Une gare maritime exemplaire

Véritable élément structurant de la Ville et du Port, la nouvelle gare maritime conçue par le groupement AREP permet l’articulation plus solidaire des quartiers de Saint-Servan et de Saint-Malo. En rassemblant les éléments disparates du port des voyageurs, elle propose une recomposition urbaine et paysagère (sorte de chirurgie réparatrice, tout à l’inverse d’une « balafre » qui séparerait les chairs). L’harmonie est parfaite quand les liens sont devenus des lieux dans une composition d’aménagement qui unit les éléments du paysage et l’aspect des constructions.

Entre repère urbain, qui relie la ville au port, et humilité face à l’existant, la nouvelle gare maritime constituera le chaînon manquant à l’entrée de la ville. Interface entre ville et port, elle offrira un parvis à dominante végétale et recomposera les circulations. Le bâtiment formera un seuil vers les espaces portuaires.

Expérience d’installation et « génie du lieu »

L’intra-muros, bâti sur la mer et clos par le rempart est universel parce que se rattachant à la tradition des villes médiévales fortifiées installées dans le paysage au bord de la mer. Il s’inscrit dans la tradition de la ville portuaire de forme centrée, ceinte de murailles et proposant par sa densité, sa variété et son intériorité des possibilités de rencontres et de découvertes sans cesse renouvelées.

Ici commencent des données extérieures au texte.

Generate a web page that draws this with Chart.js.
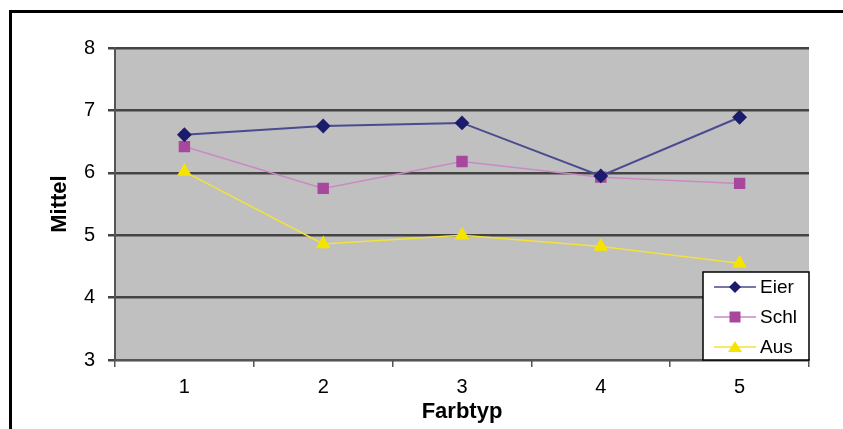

La ville est exceptionnelle et attachante précisément par son extraordinaire résilience, par sa capacité à se renouveler et à se développer au cours des siècles suivant le mode du palimpseste architectural. Elle a su marier ses fonctions maritimes et urbaines, tout en conservant son unicité et son histoire.

Ne faisons pas du patrimoine un vaste miroir dans lequel nous contemplerions notre propre image mais travaillons plutôt à fonder une identité culturelle dynamique où il retrouvera sa fonction constructive.

Nous ne sommes pas dans le cas de figure d’une nouvelle guerre entre les anciens et les modernes. La nouvelle gare maritime n’instaure pas de rupture, au contraire elle recherche les continuités, l’harmonie, la conciliation et la réparation entre toutes les composantes du site. De ce fait ce projet est simplement actuel, parce qu’il répond aux préoccupations de lisibilité et de fonctionnalité, d’intégration urbaine et patrimoniale. En affichant une modestie formelle, il coche toutes les cases et devrait rassurer les visions les plus traditionnelles du patrimoine.

L’activité portuaire a marqué l’histoire de Saint-Malo et continue de la transformer. C’est sa compréhension et la mise en dialogue avec son histoire qui peuvent permettre d’y inscrire et d’y faire accepter de nouveaux éléments.
Ce texte est volontairement limité à l’aspect patrimonial parce que ce projet est injustement attaqué sous cet angle dans une vision égo-centrée et égoïste alors qu’il présente une œuvre originale de grande qualité et sensibilité, plébiscitée par les usagers et les utilisateurs.